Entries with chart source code
= = = =

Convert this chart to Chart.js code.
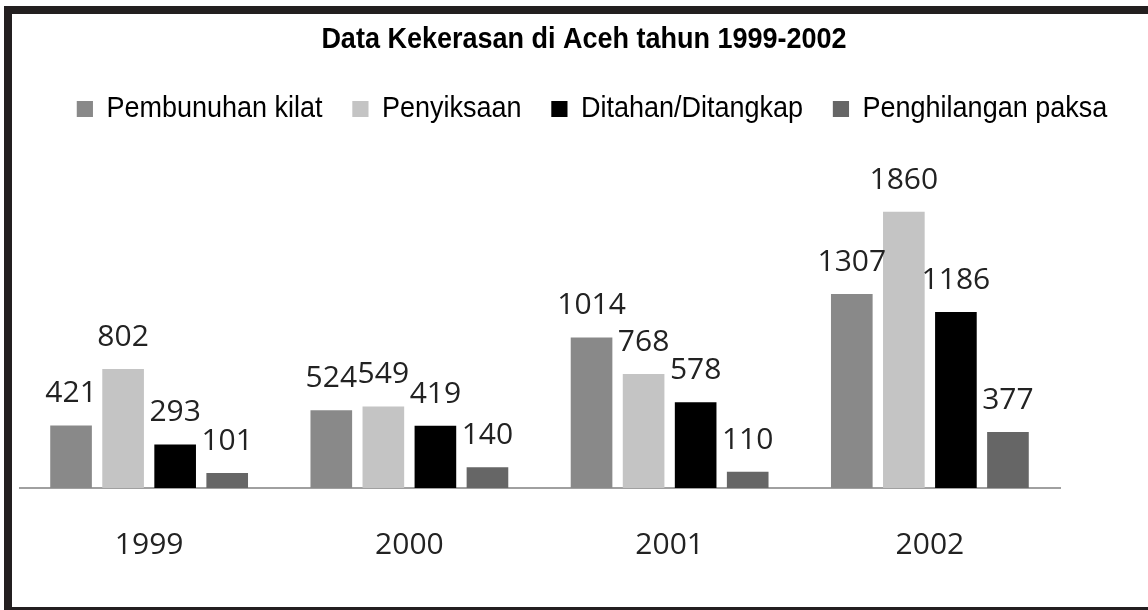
<!DOCTYPE html>
<html lang="id">
  <head>
    <meta charset="UTF-8" />
    <title>Data Kekerasan di Aceh</title>
    <script src="https://cdn.jsdelivr.net/npm/chart.js@4.4.1/dist/chart.umd.min.js"></script>
    <style>
      html, body { margin: 0; padding: 0; background: #fff; overflow: hidden; }
      body { width: 1148px; height: 610px; position: relative; }
      .frame {
        position: absolute; left: 4px; top: 6px; width: 1300px; height: 609px;
        box-sizing: border-box; border: 8px solid #231f20;
      }
      #chart { position: absolute; left: 19px; top: 14px; }
    </style>
  </head>
  <body>
    <div class="frame"></div>
    <canvas id="chart" width="1130" height="598"></canvas>

    <script>
      const years = ['1999', '2000', '2001', '2002'];
      const pembunuhan = [421, 524, 1014, 1307];
      const penyiksaan = [802, 549, 768, 1860];
      const ditahan = [293, 419, 578, 1186];
      const penghilangan = [101, 140, 110, 377];

      // no narrow font installed, so squeeze Liberation Sans sideways
      const NARROW = 0.9;

      // value labels over each bar
      const barLabels = {
        id: 'barLabels',
        afterDatasetsDraw(chart) {
          const ctx = chart.ctx;
          ctx.save();
          ctx.font = '30px "Open Sans"';
          ctx.fillStyle = '#222';
          ctx.textAlign = 'center';
          ctx.textBaseline = 'alphabetic';
          chart.data.datasets.forEach((ds, i) => {
            chart.getDatasetMeta(i).data.forEach((bar, j) => {
              ctx.fillText(ds.data[j], bar.x, bar.y - 23);
            });
          });
          ctx.restore();
        }
      };

      const narrowHeader = {
        id: 'narrowHeader',
        beforeInit(chart) {
          const title = chart.titleBlock;
          const drawTitle = title.draw;
          title.draw = function () {
            const ctx = this.ctx;
            const cx = (this.left + this.right) / 2;
            ctx.save();
            ctx.translate(cx, 0);
            ctx.scale(NARROW, 1);
            ctx.translate(-cx, 0);
            drawTitle.call(this);
            ctx.restore();
          };

          const legend = chart.legend;
          const fitLegend = legend.fit;
          legend.fit = function () {
            const mw = this.maxWidth;
            this.maxWidth = mw / NARROW;
            fitLegend.call(this);
            this.maxWidth = mw;
            this.width = mw;
            this.height += 57; // room under the legend
          };
          const drawLegend = legend.draw;
          legend.draw = function () {
            const ctx = this.ctx;
            const l = this.left, r = this.right;
            const cx = (l + r) / 2;
            this.left = cx - (cx - l) / NARROW;
            this.right = cx + (r - cx) / NARROW;
            ctx.save();
            ctx.translate(cx + 8, 0);
            ctx.scale(NARROW, 1);
            ctx.translate(-cx, 0);
            drawLegend.call(this);
            ctx.restore();
            this.left = l;
            this.right = r;
          };
        }
      };

      new Chart(document.getElementById('chart'), {
        type: 'bar',
        data: {
          labels: years,
          datasets: [
            { label: 'Pembunuhan kilat', data: pembunuhan, backgroundColor: '#898989' },
            { label: 'Penyiksaan', data: penyiksaan, backgroundColor: '#c4c4c4' },
            { label: 'Ditahan/Ditangkap', data: ditahan, backgroundColor: '#000000' },
            { label: 'Penghilangan paksa', data: penghilangan, backgroundColor: '#666666' }
          ]
        },
        options: {
          responsive: false,
          animation: false,
          datasets: { bar: { barPercentage: 0.8, categoryPercentage: 0.8 } },
          layout: { padding: { left: 0, right: 0, top: 0, bottom: 10 } },
          plugins: {
            title: {
              display: true,
              text: 'Data Kekerasan di Aceh tahun 1999-2002',
              color: '#000',
              font: { family: '"Liberation Sans", Arial, sans-serif', size: 30, weight: 'bold', lineHeight: 1 },
              padding: { top: 11, bottom: 6 }
            },
            legend: {
              position: 'top',
              labels: {
                boxWidth: 18,
                boxHeight: 16,
                padding: 33,
                color: '#000',
                font: { family: '"Liberation Sans", Arial, sans-serif', size: 30 }
              }
            },
            tooltip: { enabled: false }
          },
          scales: {
            x: {
              grid: { display: false, drawTicks: false },
              border: { display: true, color: '#a0a0a0', width: 2 },
              ticks: {
                color: '#222',
                padding: 39,
                font: { family: '"Open Sans"', size: 30 }
              }
            },
            y: {
              position: 'right',
              min: 0,
              max: 2000,
              grid: { display: false },
              border: { display: false },
              ticks: { display: false },
              afterFit(scale) { scale.width = 89; }
            }
          }
        },
        plugins: [barLabels, narrowHeader]
      });
    </script>
  </body>
</html>
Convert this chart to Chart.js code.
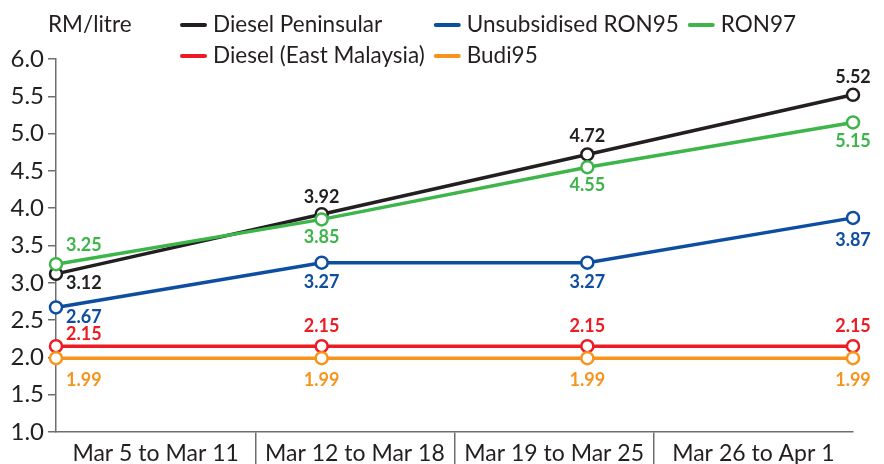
<!DOCTYPE html>
<html>
<head>
<meta charset="utf-8">
<script src="https://cdn.jsdelivr.net/npm/chart.js@4/dist/chart.umd.min.js"></script>
<style>
  html, body { margin: 0; padding: 0; background: #fff; }
  #wrap { width: 884px; height: 464px; position: relative; }
</style>
</head>
<body>
<div id="wrap"><canvas id="fuelChart"></canvas></div>
<script>
const weeks = ["Mar 5 to Mar 11", "Mar 12 to Mar 18", "Mar 19 to Mar 25", "Mar 26 to Apr 1"];
const dieselPeninsular = [3.12, 3.92, 4.72, 5.52];
const dieselEast = [2.15, 2.15, 2.15, 2.15];
const ron95 = [2.67, 3.27, 3.27, 3.87];
const ron97 = [3.25, 3.85, 4.55, 5.15];
const budi95 = [1.99, 1.99, 1.99, 1.99];
const yTicks = [1.0, 1.5, 2.0, 2.5, 3.0, 3.5, 4.0, 4.5, 5.0, 5.5, 6.0];

const ink = "#231f20";
const axisGrey = "#6d6e71";

// where each value label sits relative to its point: [dx, dy, align]
const placeDieselP = [[10, 9, "left"], [0, -17, "center"], [0, -18, "center"], [0, -18, "center"]];
const placeDieselE = [[10, -12, "left"], [0, -20, "center"], [0, -20, "center"], [0, -20, "center"]];
const placeRon95 = [[10, 10, "left"], [0, 20, "center"], [0, 20, "center"], [0, 22, "center"]];
const placeRon97 = [[10, -19, "left"], [0, 18, "center"], [0, 18, "center"], [0, 19, "center"]];
const placeBudi = [[10, 22, "left"], [0, 22, "center"], [0, 22, "center"], [0, 22, "center"]];

function series(label, values, color, place, legendCol, legendRow) {
  return {
    label: label,
    data: values.map(function (v, i) { return { x: i, y: v }; }),
    borderColor: color,
    backgroundColor: "#fff",
    borderWidth: 3.5,
    pointRadius: 6,
    pointBorderWidth: 2.5,
    pointBackgroundColor: "#fff",
    pointBorderColor: color,
    tension: 0,
    clip: false,
    xAxisID: "x",
    place: place,
    legendCol: legendCol,
    legendRow: legendRow,
  };
}

const datasets = [
  series("Budi95", budi95, "#f7941d", placeBudi, 1, 1),
  series("Diesel (East Malaysia)", dieselEast, "#ed1c24", placeDieselE, 0, 1),
  series("Unsubsidised RON95", ron95, "#0d4ea1", placeRon95, 1, 0),
  series("RON97", ron97, "#3db54a", placeRon97, 2, 0),
  series("Diesel Peninsular", dieselPeninsular, ink, placeDieselP, 0, 0),
];

const valueLabels = {
  id: "valueLabels",
  afterDatasetsDraw(chart) {
    const ctx = chart.ctx;
    ctx.save();
    ctx.font = "bold 18px Lato";
    ctx.textBaseline = "middle";
    chart.data.datasets.forEach(function (ds, di) {
      const meta = chart.getDatasetMeta(di);
      meta.data.forEach(function (pt, i) {
        const p = ds.place[i];
        ctx.fillStyle = ds.borderColor;
        ctx.textAlign = p[2];
        ctx.fillText(ds.data[i].y.toFixed(2), pt.x + p[0], pt.y + p[1]);
      });
    });
    ctx.restore();
  },
};

const topLegend = {
  id: "topLegend",
  afterDraw(chart) {
    const ctx = chart.ctx;
    ctx.save();
    ctx.font = "22.5px Lato";
    ctx.textBaseline = "middle";
    ctx.fillStyle = ink;
    ctx.textAlign = "left";
    ctx.fillText("RM/litre", 48, 25);

    const rows = [25, 56];
    const swatch = 25, swGap = 8, colGap = 9;
    const cols = [[], [], []];
    chart.data.datasets.forEach(function (ds) { cols[ds.legendCol].push(ds); });
    let x = 180;
    cols.forEach(function (col) {
      let widest = 0;
      col.forEach(function (ds) {
        const y = rows[ds.legendRow];
        ctx.strokeStyle = ds.borderColor;
        ctx.lineWidth = 4;
        ctx.lineCap = "round";
        ctx.beginPath();
        ctx.moveTo(x + 2, y);
        ctx.lineTo(x + swatch, y);
        ctx.stroke();
        ctx.fillStyle = ink;
        ctx.fillText(ds.label, x + swatch + swGap, y);
        widest = Math.max(widest, ctx.measureText(ds.label).width);
      });
      x += swatch + swGap + widest + colGap;
    });
    ctx.restore();
  },
};

new Chart(document.getElementById("fuelChart"), {
  type: "line",
  data: { datasets: datasets },
  options: {
    responsive: true,
    maintainAspectRatio: false,
    animation: false,
    layout: { padding: { top: 59, right: 31, left: 0, bottom: 0 } },
    plugins: { legend: { display: false }, tooltip: { enabled: false } },
    scales: {
      x: {
        type: "linear",
        min: 0,
        max: weeks.length - 1,
        display: false,
      },
      weeks: {
        type: "category",
        labels: weeks,
        position: "bottom",
        offset: true,
        afterFit: function (scale) { scale.height = 32; },
        grid: {
          offset: true,
          drawOnChartArea: false,
          tickLength: 32,
          lineWidth: 1.5,
          color: function (c) {
            return c.index >= 1 && c.index < weeks.length ? axisGrey : "rgba(0,0,0,0)";
          },
        },
        border: { display: true, color: axisGrey, width: 1.5 },
        ticks: { color: ink, font: { family: "Lato", size: 23 }, padding: -24, maxRotation: 0 },
      },
      y: {
        min: 1,
        max: 6,
        afterFit: function (scale) { scale.width = 56; },
        afterBuildTicks: function (scale) {
          scale.ticks = yTicks.map(function (v) { return { value: v }; });
        },
        grid: { drawOnChartArea: false, tickLength: 8, color: axisGrey, lineWidth: 1.5 },
        border: { display: true, color: axisGrey, width: 1.5 },
        ticks: {
          color: ink,
          padding: 4,
          font: { family: "Lato", size: 24 },
          callback: function (v) { return Number(v).toFixed(1); },
        },
      },
    },
  },
  plugins: [valueLabels, topLegend],
});
</script>
</body>
</html>
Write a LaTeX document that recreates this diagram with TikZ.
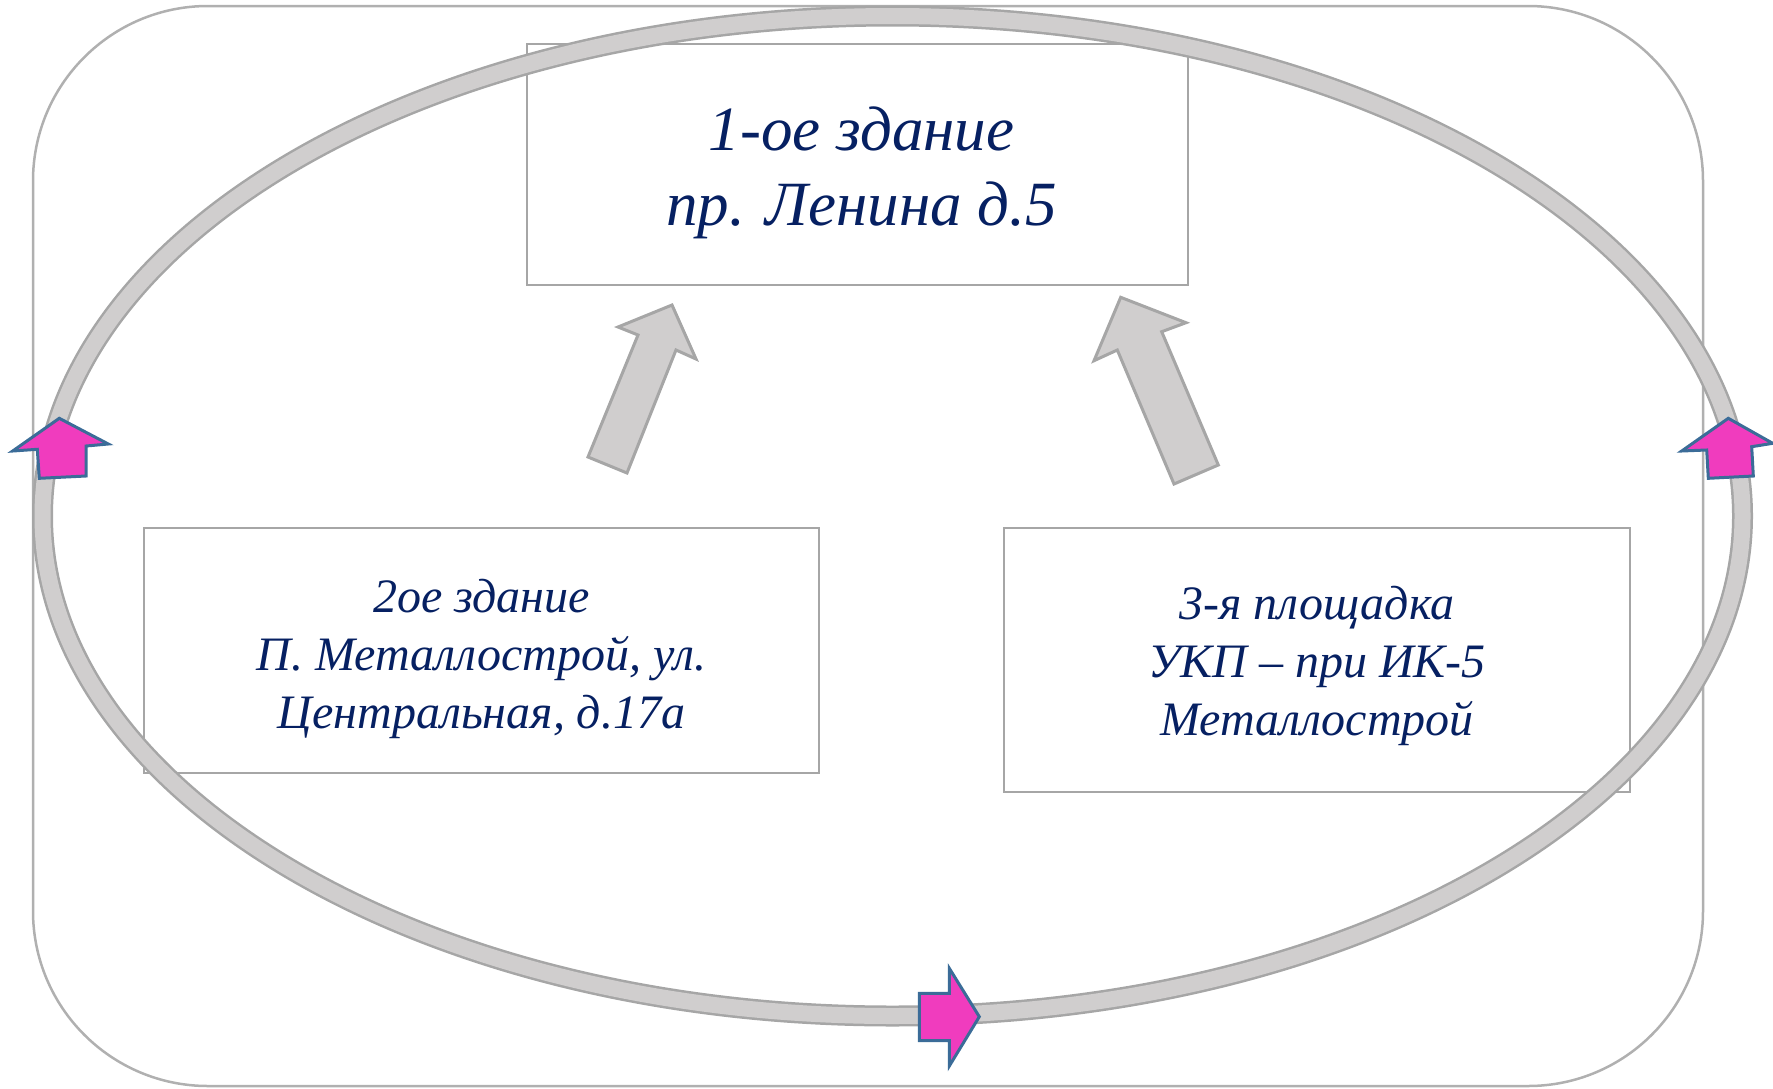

= = = =

**AIM**
From the opening line of the entries above to the line containing "const NARROW = 0.9;", please transcribe each line exactly, skipping every picture.

**CORRECT RESPONSE**
Convert this chart to Chart.js code.
<!DOCTYPE html>
<html lang="id">
  <head>
    <meta charset="UTF-8" />
    <title>Data Kekerasan di Aceh</title>
    <script src="https://cdn.jsdelivr.net/npm/chart.js@4.4.1/dist/chart.umd.min.js"></script>
    <style>
      html, body { margin: 0; padding: 0; background: #fff; overflow: hidden; }
      body { width: 1148px; height: 610px; position: relative; }
      .frame {
        position: absolute; left: 4px; top: 6px; width: 1300px; height: 609px;
        box-sizing: border-box; border: 8px solid #231f20;
      }
      #chart { position: absolute; left: 19px; top: 14px; }
    </style>
  </head>
  <body>
    <div class="frame"></div>
    <canvas id="chart" width="1130" height="598"></canvas>

    <script>
      const years = ['1999', '2000', '2001', '2002'];
      const pembunuhan = [421, 524, 1014, 1307];
      const penyiksaan = [802, 549, 768, 1860];
      const ditahan = [293, 419, 578, 1186];
      const penghilangan = [101, 140, 110, 377];

      // no narrow font installed, so squeeze Liberation Sans sideways
      const NARROW = 0.9;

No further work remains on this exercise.